File: [packages/server/src/notify_bridge_server/services/dispatch_helpers.py:350-405](../../packages/server/src/notify_bridge_server/services/dispatch_helpers.py#L350)

Split into _filter_favorites, _apply_order_and_limit, _strip_details_and_tags.

---

## LOW

### [L-1] from .database.models import * in main.py

File: [packages/server/src/notify_bridge_server/main.py:26](../../packages/server/src/notify_bridge_server/main.py#L26)

Comment is honest about purpose, but explicit imports or a single module import is clearer.

### [L-2] None comparisons

All comparisons verified to use is None via grep — no findings.

### [L-3] Magic numbers

Constants are well-named throughout (_TG_429_MAX_ATTEMPTS, _MAX_PENDING_PER_TRACKER, DEBOUNCE_SECONDS, etc.). Only nit: seconds=30 literal in scheduler.schedule_bot_polling could be promoted.

### [L-4] noqa E712 repeated 8+ times for SQLModel boolean comparisons

Switch to .is_(True) for SQLAlchemy idiom, or add E712 to project ruff config.

### [L-5] _check_same_origin is best-effort by design

Acceptable.

### [L-6] _normalize_host strips IPv6 zone IDs silently

File: [packages/core/src/notify_bridge_core/notifications/ssrf.py:105-106](../../packages/core/src/notify_bridge_core/notifications/ssrf.py#L105)

Debug log when stripping changes the host would help diagnose.

### [L-7] _compute_jitter cap of 30s might be tight on hourly polls

File: [packages/server/src/notify_bridge_server/services/scheduler.py:91-105](../../packages/server/src/notify_bridge_server/services/scheduler.py#L91)

Revisit if jitter-collision becomes a real-world issue.

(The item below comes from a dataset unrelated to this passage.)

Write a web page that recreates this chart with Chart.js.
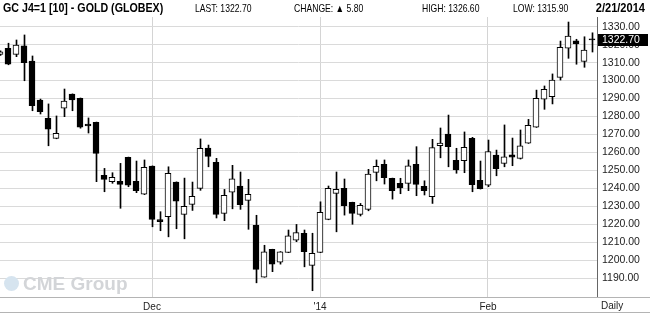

### [L-8] SmtpConfig repr may leak password

File: [packages/server/src/notify_bridge_server/services/notifier.py:205-213](../../packages/server/src/notify_bridge_server/services/notifier.py#L205)

If SmtpConfig is a vanilla dataclass, repr() will leak the password. Verify in notify_bridge_core.notifications.email.client — add field(repr=False) or a custom __repr__.

### [L-9] noqa BLE001 count is high

49 occurrences across 26 files. Each defensible; consider narrowing where possible.

### [L-10] _normalize_for_json does not handle UUID/Decimal

File: [packages/server/src/notify_bridge_server/services/deferred_dispatch.py:124-133](../../packages/server/src/notify_bridge_server/services/deferred_dispatch.py#L124)

No current consumer emits these, but a fallback str() for unknown types would prevent future breakage.

---

## Approval Verdict

**Block** — CRITICAL findings (C-1 unstored task, C-2 missing rollback, C-3 unauthenticated body read, C-4 racy counters, C-5 secret-mask audit) must be fixed before declaring production-ready. Once those are addressed, the HIGH findings can land in a follow-up.

## Quick Wins (low effort, high value)

1. **Wrap every fire-and-forget asyncio.create_task in a module-level set** — search for asyncio.create_task( with no assignment. Definite hit: ha_subscription.py:249.
2. **Move webhook-secret check before _read_bounded_body** in Gitea + generic webhook handlers — 5-line move per endpoint, eliminates pre-auth resource exhaustion.
3. **Add an asyncio.Lock around _poll_failure_counts and _target_failure_counts** mutations — eliminates C-4.
4. **Split migrations.py** — mechanical refactor, ~1 hour, improves blame/review.
5. **Batch the receiver query in backup_service.export_backup** — single IN (...) query, ~10x faster.
6. **Replace from .database.models import \*** with explicit imports — small clarity win.